- _Exercise instructions_
Each line in the entries below that holds the string "this" is to be listed.

- _Stored rows_
********

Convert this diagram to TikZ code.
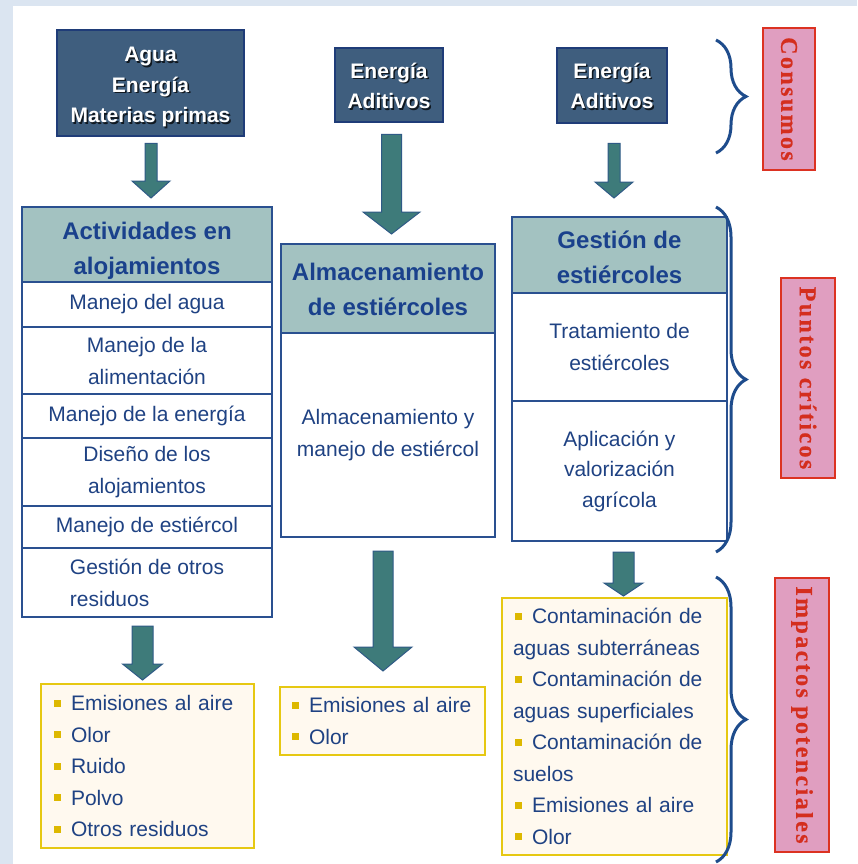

********

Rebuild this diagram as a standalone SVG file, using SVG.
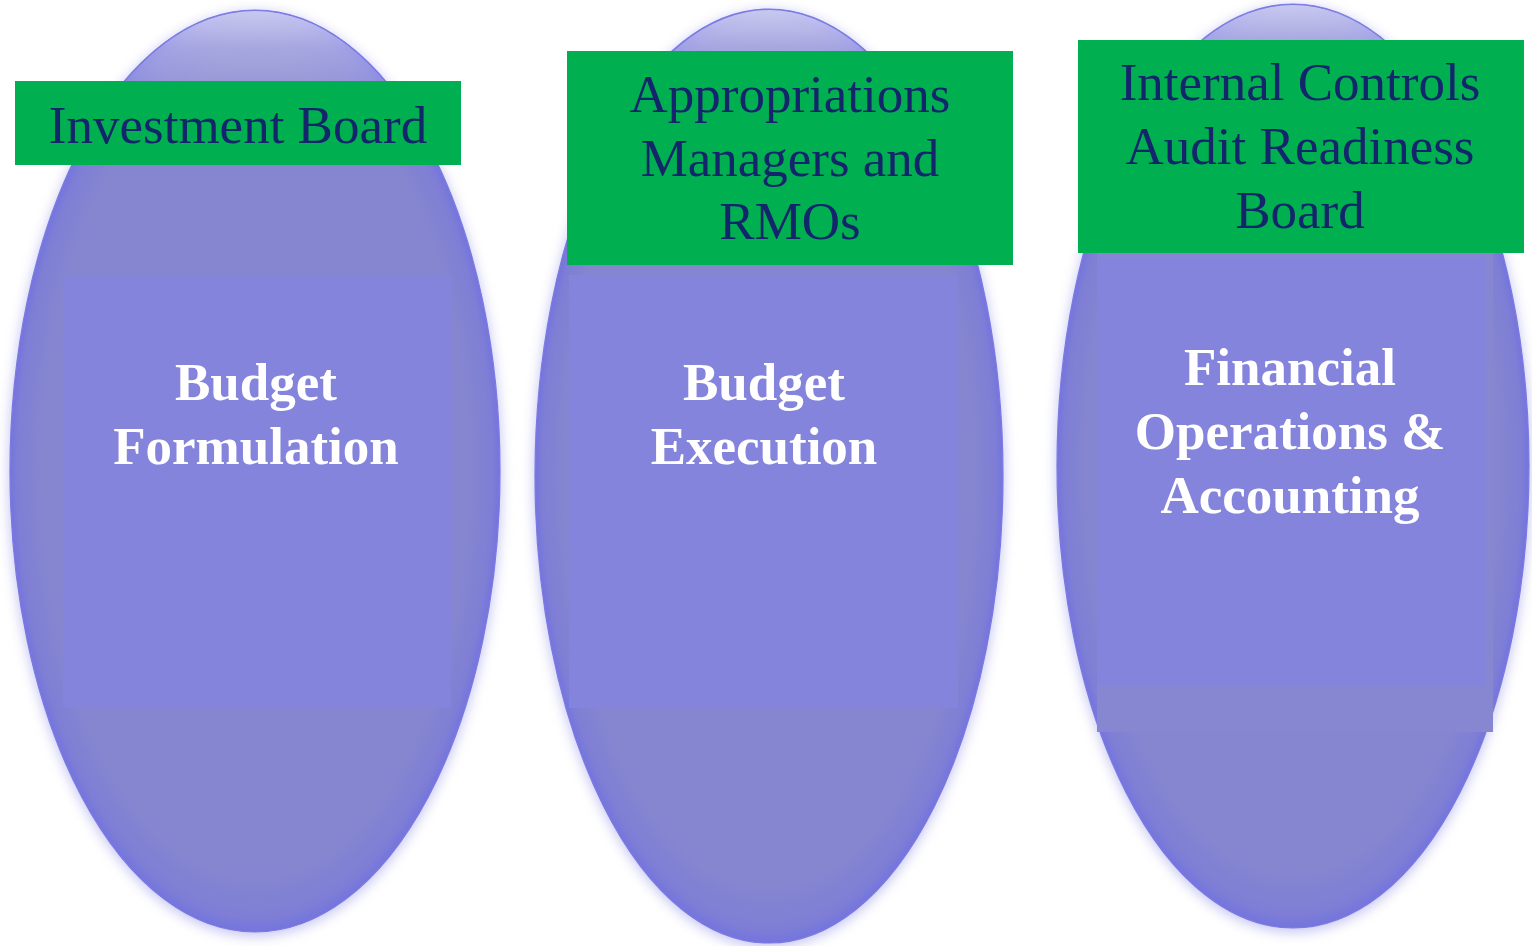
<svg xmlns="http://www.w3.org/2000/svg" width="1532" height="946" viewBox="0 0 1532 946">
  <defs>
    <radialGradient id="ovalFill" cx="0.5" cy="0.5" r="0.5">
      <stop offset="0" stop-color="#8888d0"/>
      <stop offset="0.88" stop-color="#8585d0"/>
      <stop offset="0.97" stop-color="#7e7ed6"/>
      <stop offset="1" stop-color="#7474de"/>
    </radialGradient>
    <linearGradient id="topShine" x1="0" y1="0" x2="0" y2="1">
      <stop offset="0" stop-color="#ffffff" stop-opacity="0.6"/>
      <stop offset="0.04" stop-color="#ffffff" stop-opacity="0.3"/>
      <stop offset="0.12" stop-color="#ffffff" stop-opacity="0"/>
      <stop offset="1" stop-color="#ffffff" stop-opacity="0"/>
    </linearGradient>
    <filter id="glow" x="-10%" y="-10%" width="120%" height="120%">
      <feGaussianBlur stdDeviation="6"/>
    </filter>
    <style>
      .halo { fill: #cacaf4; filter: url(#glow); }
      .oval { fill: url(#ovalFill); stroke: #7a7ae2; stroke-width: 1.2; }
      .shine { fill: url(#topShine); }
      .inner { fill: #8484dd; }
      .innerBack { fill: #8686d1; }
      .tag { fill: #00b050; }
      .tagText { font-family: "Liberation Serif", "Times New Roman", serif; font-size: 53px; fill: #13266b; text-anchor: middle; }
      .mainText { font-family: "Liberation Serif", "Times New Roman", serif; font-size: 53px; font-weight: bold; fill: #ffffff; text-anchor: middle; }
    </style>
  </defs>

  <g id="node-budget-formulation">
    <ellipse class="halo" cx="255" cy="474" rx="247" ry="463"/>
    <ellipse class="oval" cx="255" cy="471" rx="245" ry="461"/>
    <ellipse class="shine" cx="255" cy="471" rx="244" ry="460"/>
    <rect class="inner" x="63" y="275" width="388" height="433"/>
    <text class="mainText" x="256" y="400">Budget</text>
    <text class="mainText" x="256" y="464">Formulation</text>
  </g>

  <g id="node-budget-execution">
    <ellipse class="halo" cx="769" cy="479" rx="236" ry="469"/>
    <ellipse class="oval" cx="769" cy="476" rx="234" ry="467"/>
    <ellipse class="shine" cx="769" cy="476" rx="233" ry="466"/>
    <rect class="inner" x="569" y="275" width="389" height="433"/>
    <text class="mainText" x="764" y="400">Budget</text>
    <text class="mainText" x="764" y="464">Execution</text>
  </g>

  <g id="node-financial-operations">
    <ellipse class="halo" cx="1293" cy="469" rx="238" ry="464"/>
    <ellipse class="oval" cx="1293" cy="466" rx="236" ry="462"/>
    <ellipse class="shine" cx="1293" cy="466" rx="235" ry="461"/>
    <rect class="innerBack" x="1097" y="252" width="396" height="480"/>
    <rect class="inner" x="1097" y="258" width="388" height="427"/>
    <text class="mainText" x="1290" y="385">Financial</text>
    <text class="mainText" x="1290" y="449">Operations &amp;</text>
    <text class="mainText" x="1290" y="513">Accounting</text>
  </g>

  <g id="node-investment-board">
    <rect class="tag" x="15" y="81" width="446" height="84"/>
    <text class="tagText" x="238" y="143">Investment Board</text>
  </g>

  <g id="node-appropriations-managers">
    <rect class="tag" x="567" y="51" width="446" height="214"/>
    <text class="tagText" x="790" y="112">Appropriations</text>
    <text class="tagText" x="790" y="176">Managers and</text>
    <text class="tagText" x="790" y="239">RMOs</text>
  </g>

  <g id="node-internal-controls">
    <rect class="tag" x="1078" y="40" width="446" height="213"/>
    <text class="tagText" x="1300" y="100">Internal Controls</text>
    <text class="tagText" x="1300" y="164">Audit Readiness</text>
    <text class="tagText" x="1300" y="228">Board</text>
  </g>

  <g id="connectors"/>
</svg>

********

- _The result_
Convert this diagram to TikZ code.
Rebuild this diagram as a standalone SVG file, using SVG.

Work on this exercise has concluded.